El desarreglo de la función
sexual tiene consecuencias en el equilibrio pleno de la personalidad, sin
excluir la dimensión religiosa, y el orden debido en la sociedad a través del
protagonismo de la familia. El pecado contra el orden del espíritu en la
sexualidad, no es el peor de los pecados, pero ¿cómo
puede compaginarse con él el afianzamiento y crecimiento de un amor
verdaderamente humano? La entrega a ese comportamiento desordenado
impone al alma, absorbida en sus funciones inferiores, esclavizada por la
materia, la dificultad para elevarse hacia Dios; su espiritualidad queda
cercenada en el ejercicio de sus funciones superiores.
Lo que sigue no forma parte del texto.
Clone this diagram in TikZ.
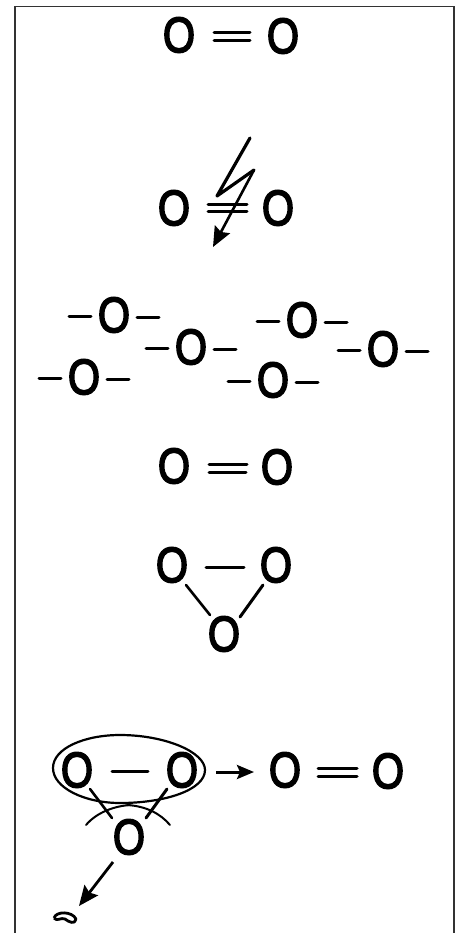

No es de extrañar,
entonces, que en una sociedad en la que se alienta la separación del sexo del
amor de amistad, Dios desaparezca del horizonte cultural.
El uso desordenado del sexo es
una fuerza destructiva, de las peores que pueden afectar a una comunidad. Se
naturaliza la idea de que el matrimonio -entre hombre y mujer- ya no es el
ámbito que corresponde a aquella relación íntima; ahora se lo remplaza por la «pareja», hasta el lenguaje cotidiano registra el
cambio. La sexual revolution, con origen en Estados Unidos, ha ganado
sociedades enteras, en las que el sexo es el centro del interés; en su versión
oficializada de la ideología de género arrasa las convicciones naturales de los
jóvenes, y del común de las personas honestas, que justifican el comportamiento
desordenado en virtud de un subjetivismo egoísta que los medios de comunicación
difunden como si fuera la inspiración normal de la conducta humana. El cuerpo y
los placeres gozan de todos los derechos; el orden objetivo y la naturaleza que
lo establece no son espontáneamente reconocidos y aceptados como principios de
conducta.
La antropología cristiana
incluye una enseñanza amplia, positiva y bella sobre el cuerpo, el sexo, y el
amor. Juan Pablo II ha dedicado dos años a catequesis semanales sobre esa
temática. Pero, indudablemente, no es fácil convertirla en experiencia vivida
en una sociedad pansexualizada y erotizada artificialmente. Peor aún, por temor
a quedar desubicados, los pastores de la Iglesia no asumen esas verdades en la
predicación y la formación permanente de los fieles. No advierten la necesidad
y la urgencia de desarrollar una contracultura, difundiendo
los valores naturales y cristianos, y prestando su apoyo a los grupos que se
empeñan en hacerlo.
Parece que todo eso
ha entrado en cuarentena.
Mons. Héctor Aguer, Arzobispo emérito de La Plata
Académico de
Número de la Academia Nacional de Ciencias Morales y Políticas.
Académico
Correspondiente de la Academia de Ciencias y Artes de San Isidro.
Académico
Honorario de la Pontificia Academia de Santo Tomás de Aquino (Roma).